# REQUEST
Starting at the first line of the data, print each line verbatim up to and including the line bearing "(0,0) rectangle (1176,1377);", omitting pictures.

# GIVEN RECORDS
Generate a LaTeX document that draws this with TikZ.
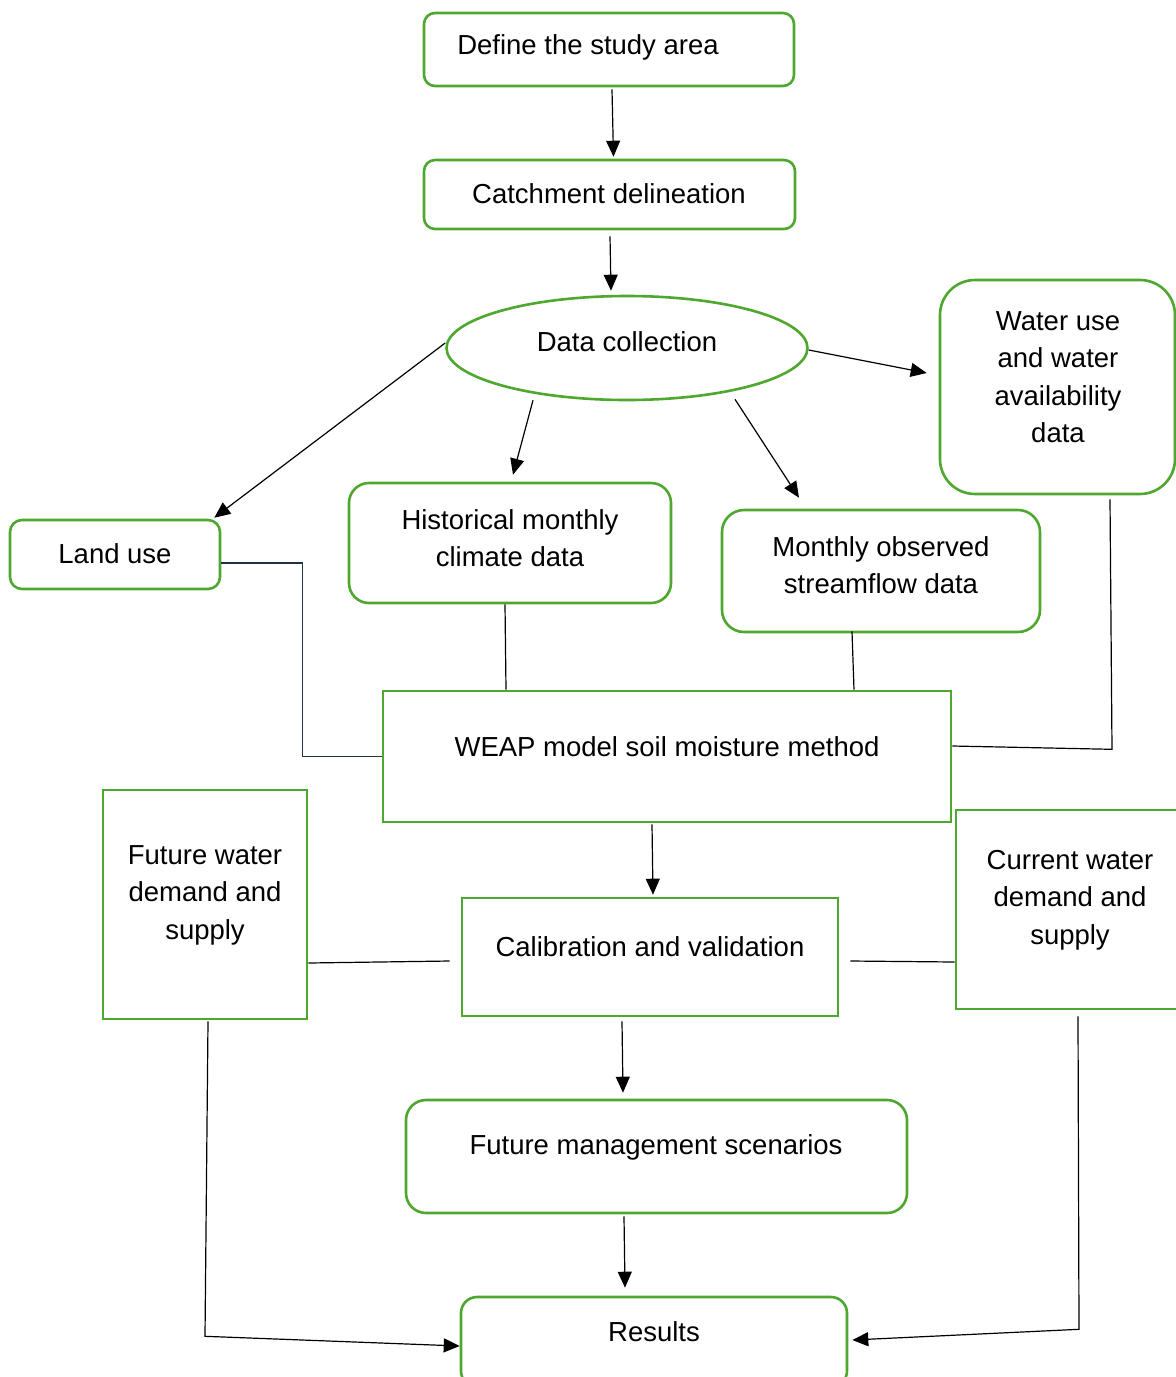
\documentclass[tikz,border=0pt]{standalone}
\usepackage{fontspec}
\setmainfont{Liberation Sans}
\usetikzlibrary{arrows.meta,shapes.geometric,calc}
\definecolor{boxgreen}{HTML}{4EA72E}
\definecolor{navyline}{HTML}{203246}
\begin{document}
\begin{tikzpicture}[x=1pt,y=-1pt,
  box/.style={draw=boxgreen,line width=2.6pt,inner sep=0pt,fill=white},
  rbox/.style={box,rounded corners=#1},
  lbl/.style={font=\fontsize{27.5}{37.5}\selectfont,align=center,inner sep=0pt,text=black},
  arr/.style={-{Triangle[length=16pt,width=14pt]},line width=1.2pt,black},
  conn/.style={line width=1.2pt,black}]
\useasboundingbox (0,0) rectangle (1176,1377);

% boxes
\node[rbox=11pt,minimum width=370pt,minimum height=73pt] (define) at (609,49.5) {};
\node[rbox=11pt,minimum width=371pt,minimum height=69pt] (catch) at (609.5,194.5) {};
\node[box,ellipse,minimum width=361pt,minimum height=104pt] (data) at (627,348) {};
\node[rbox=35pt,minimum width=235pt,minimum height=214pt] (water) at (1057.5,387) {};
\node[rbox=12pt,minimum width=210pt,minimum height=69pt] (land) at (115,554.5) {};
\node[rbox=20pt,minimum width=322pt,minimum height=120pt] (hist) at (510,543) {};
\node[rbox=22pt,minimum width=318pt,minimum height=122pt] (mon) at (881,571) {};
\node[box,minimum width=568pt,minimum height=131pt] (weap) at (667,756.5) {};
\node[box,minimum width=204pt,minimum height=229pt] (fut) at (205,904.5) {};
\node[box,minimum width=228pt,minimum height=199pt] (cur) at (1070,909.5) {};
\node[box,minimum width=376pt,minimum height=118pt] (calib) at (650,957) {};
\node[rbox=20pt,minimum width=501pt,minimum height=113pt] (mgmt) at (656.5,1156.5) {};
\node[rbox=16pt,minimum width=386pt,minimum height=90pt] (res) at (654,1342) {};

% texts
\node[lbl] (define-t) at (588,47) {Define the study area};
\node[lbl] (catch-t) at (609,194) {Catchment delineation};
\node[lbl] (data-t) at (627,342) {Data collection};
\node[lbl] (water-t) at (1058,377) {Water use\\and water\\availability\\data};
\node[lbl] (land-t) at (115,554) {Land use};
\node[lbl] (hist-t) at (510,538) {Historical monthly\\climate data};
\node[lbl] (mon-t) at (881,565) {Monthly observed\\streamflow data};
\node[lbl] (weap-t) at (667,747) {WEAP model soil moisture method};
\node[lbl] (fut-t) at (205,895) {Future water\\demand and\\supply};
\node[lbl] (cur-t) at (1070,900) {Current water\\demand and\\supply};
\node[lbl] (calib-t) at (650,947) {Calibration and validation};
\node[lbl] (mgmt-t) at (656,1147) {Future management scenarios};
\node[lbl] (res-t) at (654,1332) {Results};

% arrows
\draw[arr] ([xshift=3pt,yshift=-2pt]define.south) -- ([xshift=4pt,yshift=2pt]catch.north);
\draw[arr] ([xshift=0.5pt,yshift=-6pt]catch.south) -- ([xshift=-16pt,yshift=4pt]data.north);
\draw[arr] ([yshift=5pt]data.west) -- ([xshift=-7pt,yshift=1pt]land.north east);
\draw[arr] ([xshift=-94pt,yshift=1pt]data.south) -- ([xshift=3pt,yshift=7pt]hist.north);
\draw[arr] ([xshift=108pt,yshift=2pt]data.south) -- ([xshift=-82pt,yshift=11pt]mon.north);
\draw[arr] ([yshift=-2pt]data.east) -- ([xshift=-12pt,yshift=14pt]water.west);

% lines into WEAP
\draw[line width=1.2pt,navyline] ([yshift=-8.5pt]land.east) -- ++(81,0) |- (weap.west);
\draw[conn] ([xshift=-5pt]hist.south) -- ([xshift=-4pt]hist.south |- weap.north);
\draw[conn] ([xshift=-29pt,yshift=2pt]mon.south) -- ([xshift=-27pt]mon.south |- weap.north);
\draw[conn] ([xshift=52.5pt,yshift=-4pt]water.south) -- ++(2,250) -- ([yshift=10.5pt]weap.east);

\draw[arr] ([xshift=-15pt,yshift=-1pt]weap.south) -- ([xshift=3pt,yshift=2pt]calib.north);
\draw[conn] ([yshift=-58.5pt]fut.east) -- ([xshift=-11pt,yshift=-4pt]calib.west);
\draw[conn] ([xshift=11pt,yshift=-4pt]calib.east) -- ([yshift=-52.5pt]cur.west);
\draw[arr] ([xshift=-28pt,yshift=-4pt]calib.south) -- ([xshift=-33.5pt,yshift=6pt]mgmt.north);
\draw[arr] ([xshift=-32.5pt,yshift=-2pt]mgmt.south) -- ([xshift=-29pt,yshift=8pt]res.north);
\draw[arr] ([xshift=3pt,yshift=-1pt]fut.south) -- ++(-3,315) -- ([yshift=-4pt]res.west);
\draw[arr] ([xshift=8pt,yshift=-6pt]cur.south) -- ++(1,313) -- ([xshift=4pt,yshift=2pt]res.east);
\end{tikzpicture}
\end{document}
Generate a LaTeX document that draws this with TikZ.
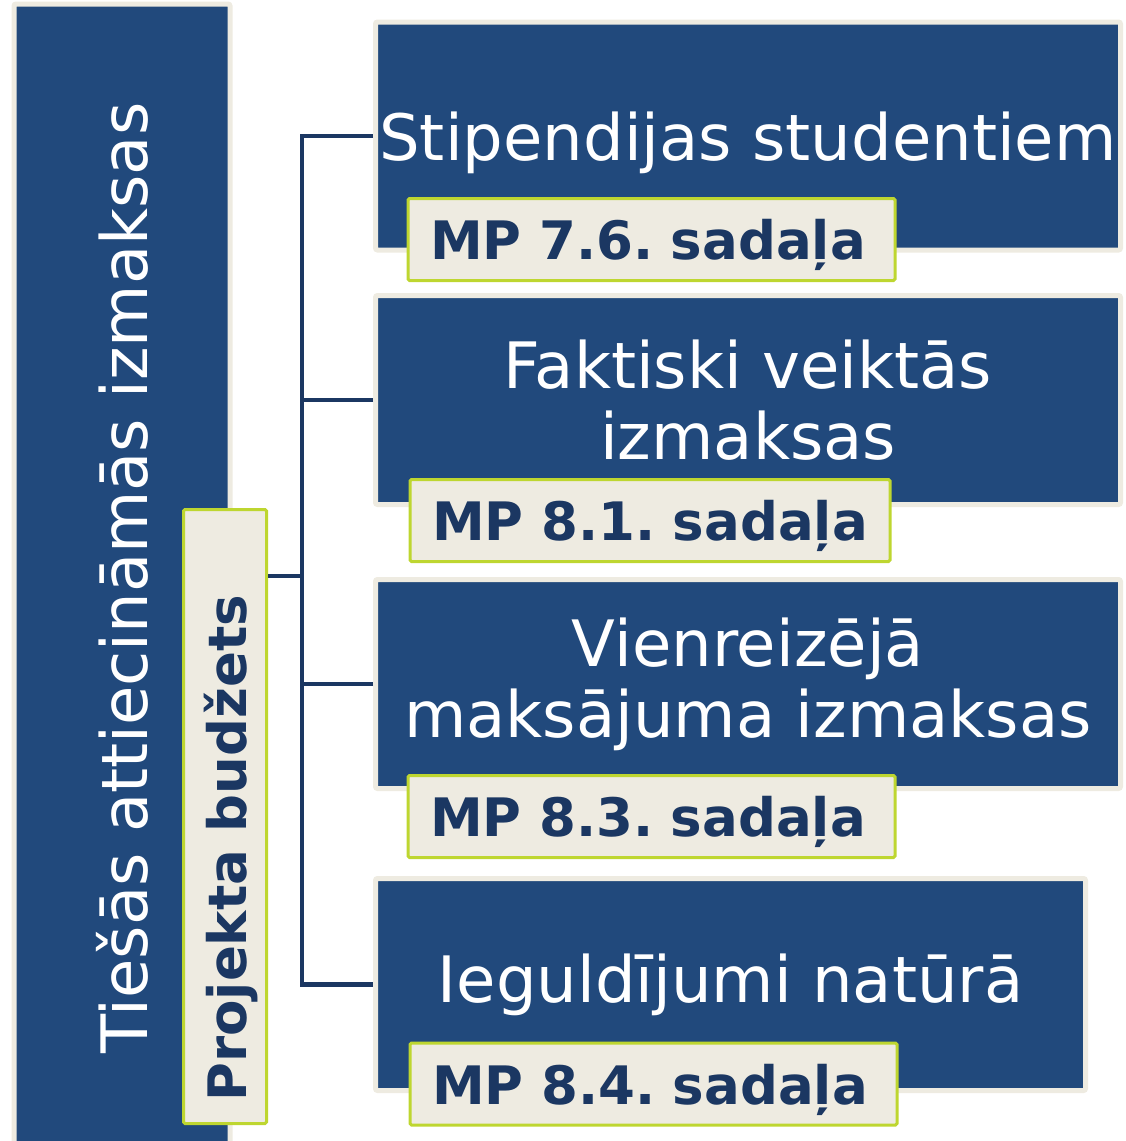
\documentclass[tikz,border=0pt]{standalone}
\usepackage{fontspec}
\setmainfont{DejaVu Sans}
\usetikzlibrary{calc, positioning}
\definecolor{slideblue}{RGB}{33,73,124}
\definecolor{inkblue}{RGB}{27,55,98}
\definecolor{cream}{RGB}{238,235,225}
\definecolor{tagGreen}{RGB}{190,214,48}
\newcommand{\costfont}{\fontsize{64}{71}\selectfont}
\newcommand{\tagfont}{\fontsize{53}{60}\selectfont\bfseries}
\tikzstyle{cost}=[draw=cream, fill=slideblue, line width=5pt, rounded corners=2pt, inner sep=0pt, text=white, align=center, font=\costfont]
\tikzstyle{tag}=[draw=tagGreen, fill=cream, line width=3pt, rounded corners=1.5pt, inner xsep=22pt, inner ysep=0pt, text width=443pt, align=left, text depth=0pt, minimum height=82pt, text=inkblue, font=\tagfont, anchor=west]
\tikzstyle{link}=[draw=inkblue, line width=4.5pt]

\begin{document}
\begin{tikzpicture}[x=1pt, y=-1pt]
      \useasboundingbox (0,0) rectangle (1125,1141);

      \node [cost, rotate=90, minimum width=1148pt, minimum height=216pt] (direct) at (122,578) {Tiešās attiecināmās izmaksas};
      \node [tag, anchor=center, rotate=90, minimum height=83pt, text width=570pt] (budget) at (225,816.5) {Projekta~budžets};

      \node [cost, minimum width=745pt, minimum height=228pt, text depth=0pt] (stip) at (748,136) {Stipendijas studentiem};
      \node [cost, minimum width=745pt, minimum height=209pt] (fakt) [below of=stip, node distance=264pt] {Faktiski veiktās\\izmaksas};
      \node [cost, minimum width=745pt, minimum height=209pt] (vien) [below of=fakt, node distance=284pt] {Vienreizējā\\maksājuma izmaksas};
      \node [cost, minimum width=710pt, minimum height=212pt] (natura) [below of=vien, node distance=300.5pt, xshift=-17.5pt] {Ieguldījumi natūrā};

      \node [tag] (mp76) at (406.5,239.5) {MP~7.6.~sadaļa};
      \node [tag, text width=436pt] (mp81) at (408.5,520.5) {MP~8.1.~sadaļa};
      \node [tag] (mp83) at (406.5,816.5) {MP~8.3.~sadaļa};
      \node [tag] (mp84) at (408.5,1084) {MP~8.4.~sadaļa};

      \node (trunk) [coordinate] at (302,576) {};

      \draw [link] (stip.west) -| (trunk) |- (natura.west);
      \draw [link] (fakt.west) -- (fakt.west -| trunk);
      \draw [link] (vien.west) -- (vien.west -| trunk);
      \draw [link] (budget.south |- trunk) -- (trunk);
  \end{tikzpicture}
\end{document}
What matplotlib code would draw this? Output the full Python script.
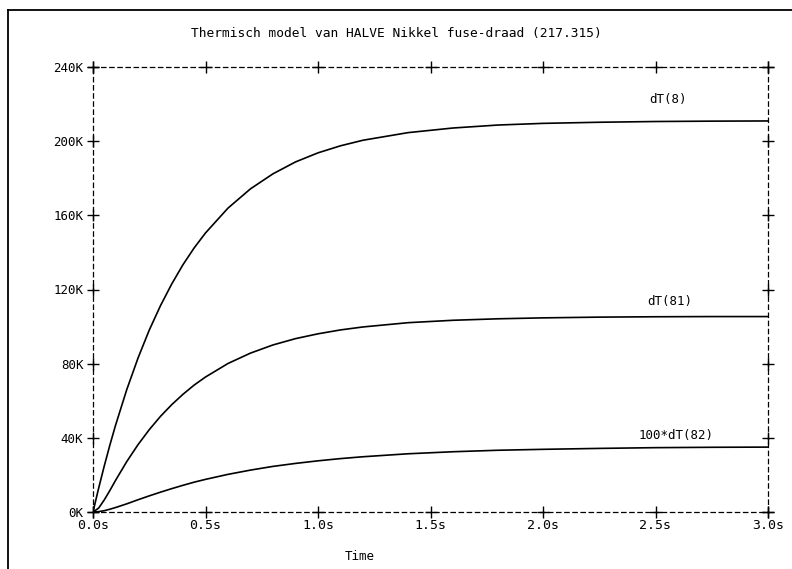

# SOLUTION TO THIS TASK
Generate a LaTeX document that draws this with TikZ.
\documentclass[tikz,border=0pt]{standalone}
\usepackage{fontspec}
\setmainfont{Liberation Sans}
\usetikzlibrary{arrows.meta,shapes.geometric,calc}
\definecolor{boxgreen}{HTML}{4EA72E}
\definecolor{navyline}{HTML}{203246}
\begin{document}
\begin{tikzpicture}[x=1pt,y=-1pt,
  box/.style={draw=boxgreen,line width=2.6pt,inner sep=0pt,fill=white},
  rbox/.style={box,rounded corners=#1},
  lbl/.style={font=\fontsize{27.5}{37.5}\selectfont,align=center,inner sep=0pt,text=black},
  arr/.style={-{Triangle[length=16pt,width=14pt]},line width=1.2pt,black},
  conn/.style={line width=1.2pt,black}]
\useasboundingbox (0,0) rectangle (1176,1377);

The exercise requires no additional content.